Bev Parsons and his wife Neeva are a mismatched pair. He is a smiling gregarious six-foot tall retired Air Force bombardier from the south. The daughter of Jewish immigrants, she is an intense and aloof diminutive school teacher. A hasty marriage due to an impending birth brings these two together, and an equally hasty decision to rob a bank tears the entire family apart leaving their fifteen year old twins Dell and Berner orphaned. Neeva, anticipating an impending arrest, had arranged for a co-worker to intercept the twins before they could be placed into the care of the state, but the two still spend a few days adrift. Berner decides to follow her own path. Dell is transported over the border and into Canada and the care of Arthur Remlinger. Remlinger is an expat American educated and ejected from Harvard whose outward demeanor fools few.
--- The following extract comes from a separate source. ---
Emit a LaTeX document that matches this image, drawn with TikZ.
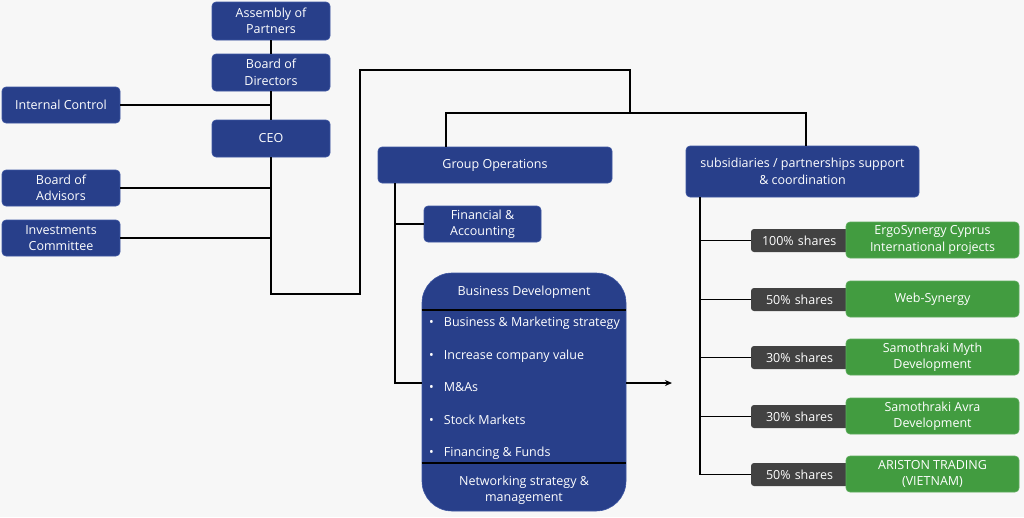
\documentclass[tikz,border=0pt]{standalone}
\usepackage{fontspec}
\setmainfont{Open Sans}
\usetikzlibrary{arrows.meta}
\definecolor{bgc}{RGB}{247,247,247}
\definecolor{bluebox}{RGB}{40,63,138}
\definecolor{blueedge}{RGB}{62,86,162}
\definecolor{greenbox}{RGB}{66,156,64}
\definecolor{graybox}{RGB}{66,66,66}
\begin{document}
\begin{tikzpicture}[x=1pt,y=-1pt,
  txt/.style={font=\fontsize{12.5}{16.5}\selectfont, text=white, align=center, inner sep=0pt},
  bbox/.style={txt, rectangle, rounded corners=4pt, fill=bluebox, draw=blueedge, line width=0.6pt},
  gbox/.style={txt, rectangle, rounded corners=4pt, fill=greenbox, draw=greenbox!85!white, line width=0.6pt, minimum width=173pt, minimum height=36pt},
  sbox/.style={txt, rectangle, rounded corners=3pt, fill=graybox, minimum width=99pt, minimum height=23pt, text width=77pt, align=left},
  conn/.style={draw=black, line width=1.6pt},
  item/.style={txt, anchor=base west, align=left}
]
\useasboundingbox[fill=bgc] (0,0) rectangle (1024,517);

% left column
\node[bbox, minimum width=118pt, minimum height=38pt] (ap) at (271,21) {Assembly of\\Partners};
\node[bbox, minimum width=118pt, minimum height=37pt] (bd) at (271,72.5) {Board of\\Directors};
\node[bbox, minimum width=118pt, minimum height=36pt] (ic) at (61,105) {Internal Control};
\node[bbox, minimum width=118pt, minimum height=37pt] (ceo) at (271,138.5) {CEO};
\node[bbox, minimum width=118pt, minimum height=36pt] (ba) at (61,188) {Board of\\Advisors};
\node[bbox, minimum width=118pt, minimum height=36pt] (inv) at (61,238) {Investments\\Committee};

% group level
\node[bbox, minimum width=234pt, minimum height=36pt] (go) at (495,165) {Group Operations};
\node[bbox, minimum width=233pt, minimum height=51pt] (sub) at (802.5,171.5) {subsidiaries / partnerships support\\\& coordination};
\node[bbox, minimum width=117pt, minimum height=36pt] (fin) at (482.5,224) {Financial \&\\Accounting};

% business development
\node[fill=bluebox, draw=blueedge, line width=0.6pt, rounded corners=30pt, minimum width=204pt, minimum height=238pt, inner sep=0pt] (bdev) at (524,392) {};
\node[txt] (bdh) at (524,292.5) {Business Development};
\node[txt] (bdn) at (524,490) {Networking strategy \&\\management};
\coordinate (sepa) at (bdev.west |- 0,310);
\coordinate (sepb) at (bdev.west |- 0,463);
\draw[line width=1.6pt] (sepa) -- (sepa -| bdev.east);
\draw[line width=1.6pt] (sepb) -- (sepb -| bdev.east);
\node[item] (i1) at (429,326.5) {•\hspace{10pt}Business \& Marketing strategy};
\node[item] (i2) at (429,359.5) {•\hspace{10pt}Increase company value};
\node[item] (i3) at (429,391.5) {•\hspace{10pt}M\&As};
\node[item] (i4) at (429,424.5) {•\hspace{10pt}Stock Markets};
\node[item] (i5) at (429,456.5) {•\hspace{10pt}Financing \& Funds};

% subsidiaries
\node[sbox] (s1) at (800.5,240.5) {100\% shares};
\node[sbox] (s2) at (800.5,299.5) {\hspace{4pt}50\% shares};
\node[sbox] (s3) at (800.5,357.5) {\hspace{4pt}30\% shares};
\node[sbox] (s4) at (800.5,416.5) {\hspace{4pt}30\% shares};
\node[sbox] (s5) at (800.5,474.5) {\hspace{4pt}50\% shares};
\node[gbox] (g1) at (932.5,240) {ErgoSynergy Cyprus\\International projects};
\node[gbox] (g2) at (932.5,299) {Web-Synergy};
\node[gbox] (g3) at (932.5,357) {Samothraki Myth\\Development};
\node[gbox] (g4) at (932.5,416) {Samothraki Avra\\Development};
\node[gbox] (g5) at (932.5,474) {ARISTON TRADING\\(VIETNAM)};

% connectors, left part
\draw[conn] (ap.south) -- (bd.north);
\draw[conn] (bd.south) -- (ceo.north);
\draw[conn] (ic.east) -- (ic.east -| bd.south);
\draw[conn] (ba.east) -- (ba.east -| ceo.south);
\draw[conn] (inv.east) -- (inv.east -| ceo.south);
\coordinate (c1) at (271,294);
\coordinate (c2) at (360,294);
\coordinate (c3) at (360,70);
\coordinate (c4) at (630,70);
\coordinate (c5) at (630,113);
\draw[conn, line join=miter] (ceo.south) -- (c1) -- (c2) -- (c3) -- (c4) -- (c5);
\coordinate (gt) at (446,113);
\coordinate (stt) at (806,113);
\draw[conn, line join=miter] (gt |- go.north) -- (gt) -- (stt) -- (stt |- sub.north);

% group operations branch
\coordinate (gv) at (395,183);
\coordinate (gvb) at (395,383);
\draw[conn, line join=miter] (gv) -- (gvb) -- (gvb -| bdev.west);
\draw[conn] (gv |- fin.west) -- (fin.west);
\coordinate (arr) at (672,383);
\draw[conn, -{Stealth[length=7pt,width=6pt]}] (gvb -| bdev.east) -- (arr);

% subsidiaries branch
\coordinate (sv) at (700,197);
\draw[conn, line join=miter] (sv) -- (sv |- s5.west) -- (s5.west);
\foreach \s in {s1,s2,s3,s4}{
  \draw[conn] (sv |- \s.west) -- (\s.west);
}
\end{tikzpicture}
\end{document}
Told majestically from Dell’s perspective Canada is his story. He is an unremarkable fifteen year old who’s only wish is to start the coming school year by joining the chess club yet finds himself as far away from normal as possible. Dell survives to convey a life lived and suggests the means to get there.
Richard Ford has managed to bring the characters and the Canadian prairie to life. The story unfolds slowly with the introduction of the characters, but then the pages fly. I do have a few issues with the novel. It truly is a slow go for about 100 pages, and the ending did seem a bit rushed, but overall Ford paints pictures with words and the time spent was well worth the effort.